Kaldı ki, bu husus Anayasamızın 138. maddesinde ve bağlı olarak TCK. md.2’de de hüküm altına alınmıştır.

ÖRNEKLER:

Acil hizmetler uygun şekilde yürütülmediğinde mesul müdür uyarılıp 10 günlük süre verilmekte ve uygunluk sağlanıncaya kadar da sağlık kuruluşunun tamamında faaliyet durdurulmaktadır.

Ameliyathanede atıklar ve çöpler uygun şekilde toplanmadığında mesul müdür uyarılmakta ve 5 günlük süre verilmekte, uygunsuzluğun devamı halinde de cerrahi uzmanlık dallarında faaliyet 3 gün süre ile durdurulmaktadır.
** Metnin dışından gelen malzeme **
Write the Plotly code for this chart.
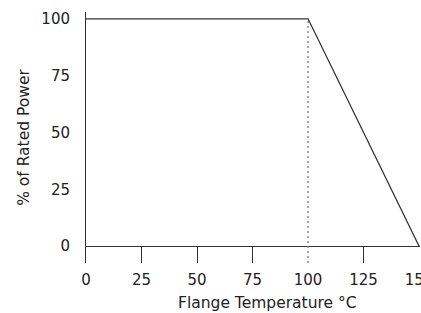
import plotly.graph_objects as go

# Data
temperature = [0, 100, 150]
rated_power = [100, 100, 0]
knee_x = [100, 100]
knee_y = [-7.4, 100]
x_tick_vals = [0, 25, 50, 75, 125, 150]
x_tick_knee = [100]
y_tick_vals = [0, 25, 50, 75, 100]

FONT = "DejaVu Sans"
TXT = "#222222"
LINE = "#333333"

fig = go.Figure()
fig.add_trace(go.Scatter(x=knee_x, y=knee_y, mode="lines",
                         line=dict(color="#8a8a8a", width=1.5, dash="2px,3px"),
                         hoverinfo="skip", showlegend=False))
fig.add_trace(go.Scatter(x=temperature, y=rated_power, mode="lines",
                         line=dict(color=LINE, width=1.3),
                         showlegend=False, cliponaxis=False))
fig.add_trace(go.Scatter(x=[None], y=[None], xaxis="x2", showlegend=False, hoverinfo="skip"))

fig.update_layout(
    width=421, height=313,
    margin=dict(l=86, r=1, t=12, b=50, autoexpand=False),
    paper_bgcolor="white", plot_bgcolor="white",
    font=dict(family=FONT, size=15, color=TXT),
    xaxis=dict(range=[0, 150.4], tickvals=x_tick_vals, ticks="inside", ticklen=17,
               tickwidth=1, tickcolor=LINE, showline=False, showgrid=False,
               zeroline=False, automargin=False, ticklabelstandoff=6,
               ticklabeloverflow="allow"),
    xaxis2=dict(range=[0, 150.4], overlaying="x", side="bottom", tickvals=x_tick_knee,
                ticks="", showline=False, showgrid=False, zeroline=False,
                automargin=False, ticklabelstandoff=6, ticklabeloverflow="allow"),
    yaxis=dict(range=[-7.4, 103], tickvals=y_tick_vals, ticks="", showline=True,
               linecolor=LINE, linewidth=1, showgrid=False, zeroline=True,
               zerolinecolor=LINE, zerolinewidth=1, automargin=False,
               ticklabelstandoff=12,
               title=dict(text="% of Rated Power", font=dict(size=15.5), standoff=7)),
    annotations=[dict(text="Flange Temperature °C", xref="paper", yref="paper",
                      x=0.5435, y=-0.159, xanchor="center", yanchor="middle",
                      showarrow=False, font=dict(size=15.5, color=TXT))],
)

fig.write_html("out.html", config={"displayModeBar": False},
               post_script="document.body.style.margin='0px';document.body.style.overflow='hidden';")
Örnekleri çoğaltmamız mümkün. Ancak tekrar söyleyelim ki, Sağlık Bakanlığı sözü edilen cezaları, özel sağlık kuruluşları için uygulayamaz. Keza cezalar ve suçlar kanunda değil yönetmeliklerde düzenlenmiştir.

NE YAPMALI?

Özel sağlık kuruluşlarında sistem içerisinde önemli roller tanınıp sayılarının artması teşvik edilirken hem sağlık hizmeti alan yurttaşların hakları hem de sağlık tesisi işletenlerin haklarının korunabilmesi için hukuki alt yapının da iyi oluşturulması gerekmektedir.

Sosyal güvencesi yok diye acile hasta kabul etmeyen, ehliyeti olmadığı halde ambulans şoförü çalıştıran, devlet hizmet yükümlülüğünü yerine getirmemiş olan hekimi ya da çalışması yasak olan yabancı hekimi işletmesinde çalıştıran sağlık kuruluşlarının bizce de bir yaptırıma muhatap olmaları gerekmektedir.

Ancak bu kapsamdaki suçların ve cezaların mutlaka bir kanunda olması gerekmektedir.

SON SÖZ OLARAK

Özel sağlık kuruluşlarının açılması ve işletilmesinin, kimlerin açmaya ehil olduklarının, görev ve sorumluluklarının, denetlenmelerinin ve nihayet yükümlülüklerinin nelerden ibaret olduğunun, bunların ihlali halinde hangi yaptırımların uygulanacağının bir kanun ile düzenlenmesi gerektiğini söyleyebiliriz. Adını da koyalım, bu kanun "Özel Sağlık Kurum Ve Kuruluşları Kanunu" olabilir.